Look closely at usable prep area, not just overall dimensions. A large footprint means very little if the actual cutting surface is cramped. Check how the board is fitted, how it removes, and whether the frame is built from commercial-grade material rather than thin decorative steel. Storage below the bench should improve access and organisation, not create more hidden dirt traps.

This is where chef-led design has real value. A workstation built around actual prep frustrations will usually outperform one designed to simply look the part. That is why serious setups favour solid stainless construction, practical board size and a frame that keeps the whole station stable under load.

Good hygiene still depends on daily habits

Even the best bench will not fix poor process. A hygienic food preparation workstation gives you the right foundation, but staff still need clear cleaning routines, proper separation of raw and ready-to-eat product, and regular board maintenance.

Boards should be cleaned and sanitised properly between tasks where required. Knives and utensils need designated placement. Waste should move out of the work zone quickly.
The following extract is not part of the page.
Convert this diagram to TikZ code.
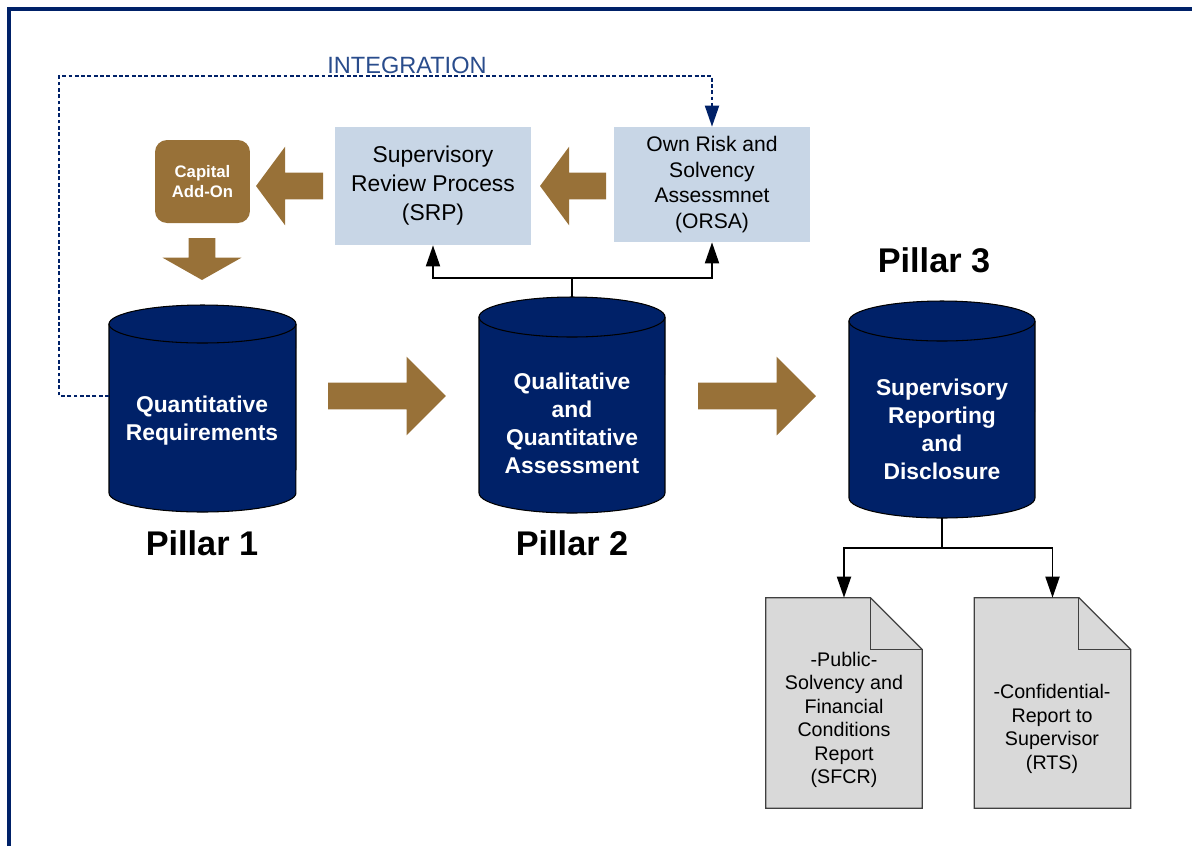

The bench should be reset throughout service, not just at close. Good equipment makes that easier, but discipline is still part of the system.

For serious operators, that is the real value. A proper workstation does not just give you a cleaner surface. It creates a prep environment where hygiene is easier to maintain, workflow is tighter, and staff can work with more confidence under pressure. That is what proper prep looks like, whether you are running a restaurant pass, a butcher shop, a seafood room or a backyard cook-up built to commercial standard.

If your current station slows the team down, shifts under the knife or makes cleaning harder than it should be, the issue is not just convenience. It is performance. And in a busy kitchen, performance and hygiene are always tied together.